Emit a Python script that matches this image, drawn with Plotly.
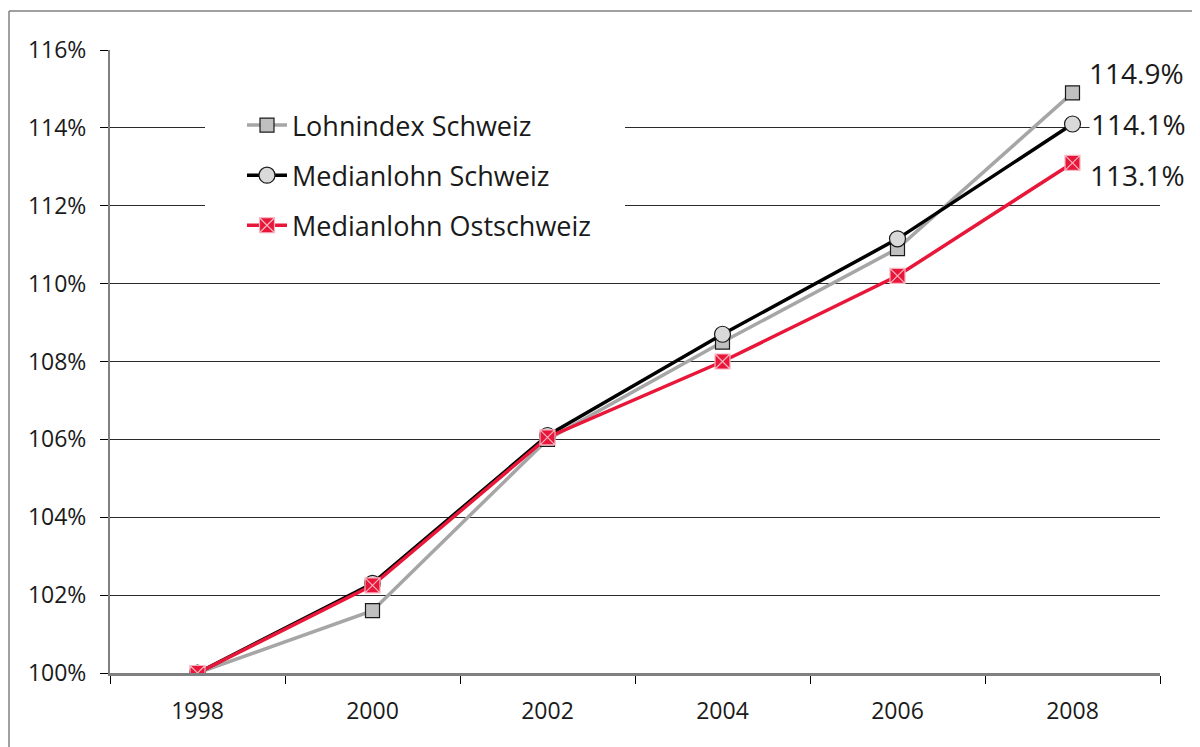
import plotly.graph_objects as go

years = ["1998", "2000", "2002", "2004", "2006", "2008"]
lohnindex_ch = [100.0, 101.6, 106.0, 108.5, 110.9, 114.9]
median_ch = [100.0, 102.3, 106.1, 108.7, 111.15, 114.1]
median_ost = [100.0, 102.25, 106.05, 108.0, 110.2, 113.1]
y_ticks = [100, 102, 104, 106, 108, 110, 112, 114, 116]

FONT = "Open Sans"
L, T, PW, PH = 102, 42, 1050, 623  # page offset of 8px from body margin

fig = go.Figure()
fig.add_trace(go.Scatter(
    x=years, y=lohnindex_ch, name="Lohnindex Schweiz", mode="lines+markers",
    line=dict(color="#a6a6a6", width=3.5),
    marker=dict(symbol="square", size=14, color="#c0c0c0", line=dict(color="#1a1a1a", width=1.2)),
    legendgroup="a"))
fig.add_trace(go.Scatter(
    x=years, y=median_ch, name="Medianlohn Schweiz", mode="lines+markers",
    line=dict(color="#000000", width=3.5),
    marker=dict(symbol="circle", size=16, color="#d9d9d9", line=dict(color="#1a1a1a", width=1.2)),
    legendgroup="b"))
fig.add_trace(go.Scatter(
    x=years, y=median_ost, name="Medianlohn Ostschweiz", mode="lines+markers",
    line=dict(color="#e8173a", width=3.5),
    marker=dict(symbol="square-x", size=15, color="#e8173a", line=dict(color="#f7b3c0", width=1.2)),
    legendgroup="c"))

# end labels (category axis: position by index)
offsets = [(14, 20), (16, 0), (15, -12)]
for series, (dx, dy) in zip([lohnindex_ch, median_ch, median_ost], offsets):
    fig.add_annotation(x=len(years) - 1, y=series[-1], text=f"{series[-1]:.1f}%",
                       showarrow=False, xanchor="left", yanchor="middle",
                       xshift=dx, yshift=dy, bgcolor="white", borderpad=1,
                       font=dict(family=FONT, size=28, color="#1a1a1a"))

# white mask behind legend (hides gridlines)
fig.add_shape(type="rect", xref="paper", yref="paper",
              x0=(205 - 110) / PW, x1=(625 - 110) / PW,
              y0=(673 - 252) / PH, y1=(673 - 98) / PH,
              line=dict(width=0), fillcolor="white", layer="above")

# outer border (left and top edges; right/bottom lie outside the window)
top_y = 1 + (T - 3) / PH
left_x = (1 - L) / PW
fig.add_shape(type="line", xref="paper", yref="paper",
              x0=left_x, x1=left_x, y0=-0.3, y1=top_y,
              line=dict(color="#808080", width=1.5), layer="below")
fig.add_shape(type="line", xref="paper", yref="paper",
              x0=left_x, x1=1.3, y0=top_y, y1=top_y,
              line=dict(color="#808080", width=1.5), layer="below")

fig.update_layout(
    width=1200, height=747,
    margin=dict(l=L, r=1200 - L - PW, t=T, b=747 - T - PH, pad=0),
    paper_bgcolor="white", plot_bgcolor="white",
    font=dict(family=FONT, color="#1a1a1a"),
    showlegend=True,
    legend=dict(x=(242 - 110) / PW, y=(673 - 101) / PH, xanchor="left", yanchor="top",
                bgcolor="rgba(255,255,255,0)", borderwidth=0,
                font=dict(family=FONT, size=27, color="#1a1a1a"),
                tracegroupgap=12, itemwidth=40),
    xaxis=dict(type="category", tickson="boundaries", ticks="outside", ticklen=8,
               tickcolor="#000000", tickwidth=1,
               showline=True, linecolor="#808080", linewidth=2.5,
               showgrid=False, tickfont=dict(size=23, family=FONT, color="#1a1a1a"),
               ticklabelstandoff=16, range=[-0.5, 5.5]),
    yaxis=dict(range=[100, 116], tickvals=y_ticks, ticktext=[f"{v}%" for v in y_ticks],
               ticks="outside", ticklen=8, tickcolor="#000000", tickwidth=1,
               showline=True, linecolor="#808080", linewidth=2,
               showgrid=True, gridcolor="#2a2a2a", gridwidth=1, zeroline=False,
               ticklabelstandoff=9,
               tickfont=dict(size=23, family=FONT, color="#1a1a1a")),
)

fig.write_html("out.html")
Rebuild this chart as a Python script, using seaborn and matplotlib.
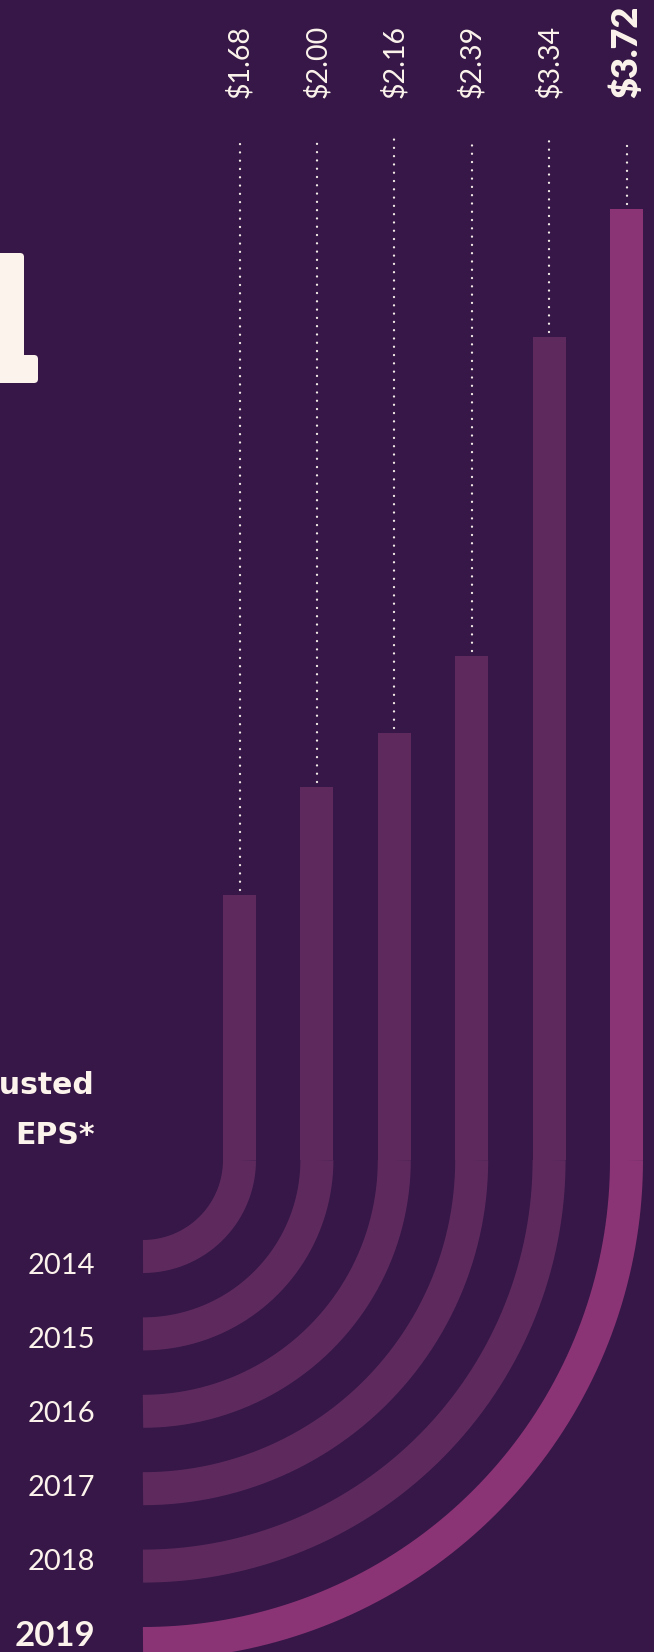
import numpy as np
import pandas as pd
import matplotlib
matplotlib.use("Agg")
import matplotlib.pyplot as plt
from matplotlib.patches import Rectangle, FancyBboxPatch
import seaborn as sns

# ---- data ----
years = ["2014", "2015", "2016", "2017", "2018", "2019"]
eps = [1.68, 2.00, 2.16, 2.39, 3.34, 3.72]
eps_labels = ["$1.68", "$2.00", "$2.16", "$2.39", "$3.34", "$3.72"]
highlight_year = "2019"
title_top = "Adjusted"
title_bottom = "EPS*"

# ---- style / layout (pixels) ----
W, H, DPI = 654, 1652, 100
BG = "#361747"
BAR = "#5e2a5e"
HL = "#8a3475"
CREAM = "#fcf4ec"
DOT = "#f4ece8"

CX, JY = 143.0, 1160.0        # common centre of the quarter arcs
R0, STEP = 96.5, 77.4         # first arc radius and spacing between bars
BAR_W = 33.0
PX_A, PX_B = 1459.0, 336.0    # dollar axis: pixel_y = A - B * value
DOT_TOP = 138.0
LABEL_BASE = 98.0
YEAR_X = 95.0
YEAR_Y0, YEAR_STEP = 1265.5, 74.1

sns.set_theme(style="white")
plt.rcParams["font.family"] = ["Lato", "DejaVu Sans"]

fig = plt.figure(figsize=(W / DPI, H / DPI), dpi=DPI, facecolor=BG)

# pixel overlay axes (arcs, labels, decoration)
axp = fig.add_axes([0, 0, 1, 1])
axp.set_xlim(0, W)
axp.set_ylim(H, 0)
axp.axis("off")

# dollar-scaled bar axes
axb = fig.add_axes([0, 0, 1, 1], facecolor="none")
df = pd.DataFrame({"year": years, "eps": eps})
pal = {y: (HL if y == highlight_year else BAR) for y in years}
sns.barplot(data=df, x="year", y="eps", hue="year", palette=pal, order=years,
            hue_order=years, dodge=False, width=BAR_W / STEP, saturation=1,
            legend=False, linewidth=0, ax=axb)
axb.set_xlim(-(CX + R0) / STEP, (W - (CX + R0)) / STEP)
axb.set_ylim((PX_A - H) / PX_B, PX_A / PX_B)
axb.axis("off")

# straight part of bars only above the arc junction
clip_rect = Rectangle((0, 0), W, JY, transform=axp.transData)
for p in axb.patches:
    p.set_clip_path(clip_rect)

# quarter arcs turning each bar to the left
th = np.linspace(0, np.pi / 2, 400)
for i, y in enumerate(years):
    r = R0 + i * STEP
    axp.plot(CX + r * np.cos(th), JY + r * np.sin(th), color=pal[y],
             lw=BAR_W * 72 / DPI, solid_capstyle="butt", solid_joinstyle="round")

# dotted leader lines
v_top = (PX_A - DOT_TOP) / PX_B
gap = 5 / PX_B
lc = axb.vlines(range(len(years)), [e + gap for e in eps], v_top, colors=DOT,
                lw=1.7, linestyles=[(0, (0.01, 3.5))])
lc.set_capstyle("round")

# value labels
v_lab = (PX_A - LABEL_BASE) / PX_B
for i, (lab, y) in enumerate(zip(eps_labels, years)):
    hl = y == highlight_year
    axb.text(i, v_lab, lab, rotation=90, ha="center", va="bottom", color=CREAM,
             fontsize=26 if hl else 20.5, fontweight="heavy" if hl else "normal",
             parse_math=False)

# year labels
for i, y in enumerate(years):
    hl = y == highlight_year
    axp.text(YEAR_X, YEAR_Y0 + i * YEAR_STEP, y, ha="right", va="center",
             color=CREAM, fontsize=25 if hl else 21,
             fontweight="bold" if hl else "normal")

# title (partly off-canvas, as in the original layout)
title_font = ["DejaVu Sans"]
axp.text(YEAR_X, 1085, title_top, ha="right", va="center", color=CREAM,
         fontsize=21.5, fontweight="bold", family=title_font)
axp.text(YEAR_X, 1136, title_bottom, ha="right", va="center", color=CREAM,
         fontsize=21.5, fontweight="bold", family=title_font)

# fragment of the large headline glyph at the left edge
axp.add_patch(FancyBboxPatch((-30, 253), 54, 130, boxstyle="round,pad=0,rounding_size=4",
                             fc=CREAM, ec="none"))
axp.add_patch(FancyBboxPatch((-30, 355), 68, 28, boxstyle="round,pad=0,rounding_size=4",
                             fc=CREAM, ec="none"))

fig.savefig("out.png", dpi=DPI, facecolor=BG)
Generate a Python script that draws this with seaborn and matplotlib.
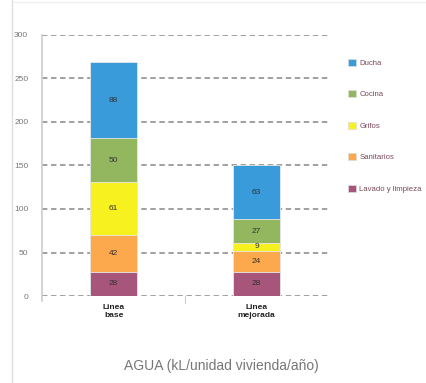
import pandas as pd
import matplotlib
matplotlib.use('Agg')
import matplotlib.pyplot as plt
import matplotlib.lines as mlines
import matplotlib.patches as mpatches
import numpy as np
import seaborn as sns

# data (kL / dwelling / year)
categories = ['Linea\nbase', 'Linea\nmejorada']
uses = ['Lavado y limpieza', 'Sanitarios', 'Grifos', 'Cocina', 'Ducha']
lavado = [28, 28]
sanitarios = [42, 24]
grifos = [61, 9]
cocina = [50, 27]
ducha = [88, 63]
colors = ['#a8557b', '#fca84c', '#f7f21f', '#93b75e', '#3a9bdb']
legend_labels = ['Ducha', 'Cocina', 'Grifos', 'Sanitarios', 'Lavado y limpieza']

sns.set_style('white')
plt.rcParams['font.family'] = ['Liberation Sans Narrow', 'Liberation Sans', 'DejaVu Sans']

layers = [lavado, sanitarios, grifos, cocina, ducha]
df = pd.DataFrame({'cat': categories})
cum = np.zeros(2)
for name, vals in zip(uses, layers):
    cum = cum + np.array(vals)
    df[name] = cum.copy()

fig = plt.figure(figsize=(4.26, 3.83), dpi=100)
ax = fig.add_axes([0.099, 0.227, 0.671, 0.682])

# draw stacked bars, tallest cumulative layer first
for name, col in reversed(list(zip(uses, colors))):
    sns.barplot(data=df, x='cat', y=name, color=col, width=0.33,
                saturation=1, ax=ax, edgecolor='#e8e8e8', linewidth=0.6)

# value labels in the middle of each segment
bottom = np.zeros(2)
for vals in layers:
    for i, v in enumerate(vals):
        ax.text(i, bottom[i] + v / 2, str(v), ha='center', va='center',
                fontsize=6, color='#333333')
    bottom = bottom + np.array(vals)

ax.set_ylim(0, 300)
ax.set_xlim(-0.5, 1.5)
ax.set_yticks(range(0, 301, 50))
ax.yaxis.grid(True, linestyle=(0, (3, 2)), color='#999999', linewidth=1.3)
ax.set_axisbelow(True)
ax.tick_params(axis='y', labelsize=6, colors='#777777', length=0, pad=10)
ax.tick_params(axis='x', labelsize=6, length=0, pad=6)
for lbl in ax.get_xticklabels():
    lbl.set_fontweight('bold')
    lbl.set_color('#222222')
ax.set_xlabel('')
ax.set_ylabel('')
for s in ['top', 'right', 'bottom']:
    ax.spines[s].set_visible(False)
ax.spines['left'].set_color('#cccccc')
ax.spines['left'].set_linewidth(1.2)
ax.spines['left'].set_bounds(-6, 300)
ax.plot([0.5, 0.5], [0, -8], color='#b8cfe0', lw=0.8, clip_on=False)

handles = [mpatches.Patch(facecolor=c, edgecolor='#dddddd', linewidth=0.5) for c in reversed(colors)]
leg = fig.legend(handles, legend_labels, loc='upper left', bbox_to_anchor=(0.8, 0.865),
                 frameon=False, fontsize=5.6, handlelength=1.0, handleheight=1.0,
                 labelspacing=3.0, handletextpad=0.5, labelcolor='#7a4a58')

fig.text(0.52, 0.045, 'AGUA (kL/unidad vivienda/año)', ha='center', va='center',
         fontsize=10, color='#777777')

fig.add_artist(mlines.Line2D([0.028, 0.028], [0, 1], color='#dddddd', lw=1))
fig.add_artist(mlines.Line2D([0.028, 1], [0.995, 0.995], color='#eeeeee', lw=1))

fig.savefig('out.png', dpi=100)
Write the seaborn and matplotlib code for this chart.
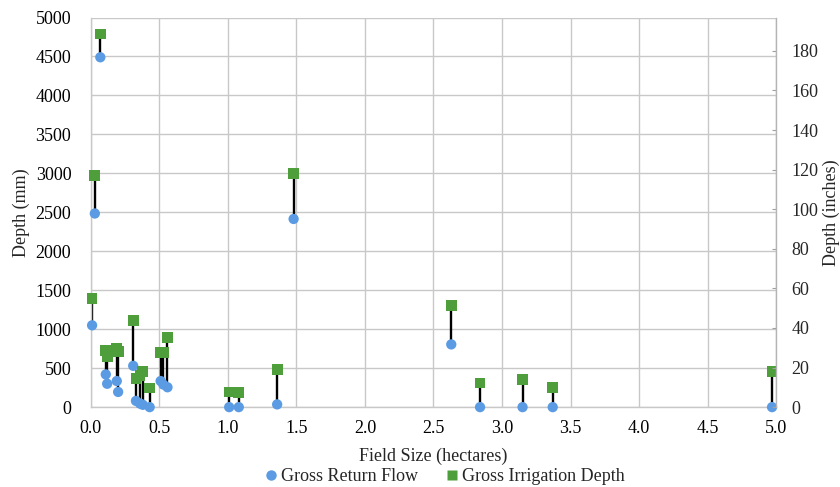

☆ ☆ ☆ ☆ ☆ ☆ ☆

* [GIVEN TASK]: Leave the pictures out and print, exactly as written, every line from the one holding "Generate a Python" down to the one holding "ax = fig.add_axes([0.099, 0.227, 0.671, 0.682])", both of those included.

* [ANSWER TO THE EXERCISE]:
Generate a Python script that draws this with seaborn and matplotlib.
import pandas as pd
import matplotlib
matplotlib.use('Agg')
import matplotlib.pyplot as plt
import matplotlib.lines as mlines
import matplotlib.patches as mpatches
import numpy as np
import seaborn as sns

# data (kL / dwelling / year)
categories = ['Linea\nbase', 'Linea\nmejorada']
uses = ['Lavado y limpieza', 'Sanitarios', 'Grifos', 'Cocina', 'Ducha']
lavado = [28, 28]
sanitarios = [42, 24]
grifos = [61, 9]
cocina = [50, 27]
ducha = [88, 63]
colors = ['#a8557b', '#fca84c', '#f7f21f', '#93b75e', '#3a9bdb']
legend_labels = ['Ducha', 'Cocina', 'Grifos', 'Sanitarios', 'Lavado y limpieza']

sns.set_style('white')
plt.rcParams['font.family'] = ['Liberation Sans Narrow', 'Liberation Sans', 'DejaVu Sans']

layers = [lavado, sanitarios, grifos, cocina, ducha]
df = pd.DataFrame({'cat': categories})
cum = np.zeros(2)
for name, vals in zip(uses, layers):
    cum = cum + np.array(vals)
    df[name] = cum.copy()

fig = plt.figure(figsize=(4.26, 3.83), dpi=100)
ax = fig.add_axes([0.099, 0.227, 0.671, 0.682])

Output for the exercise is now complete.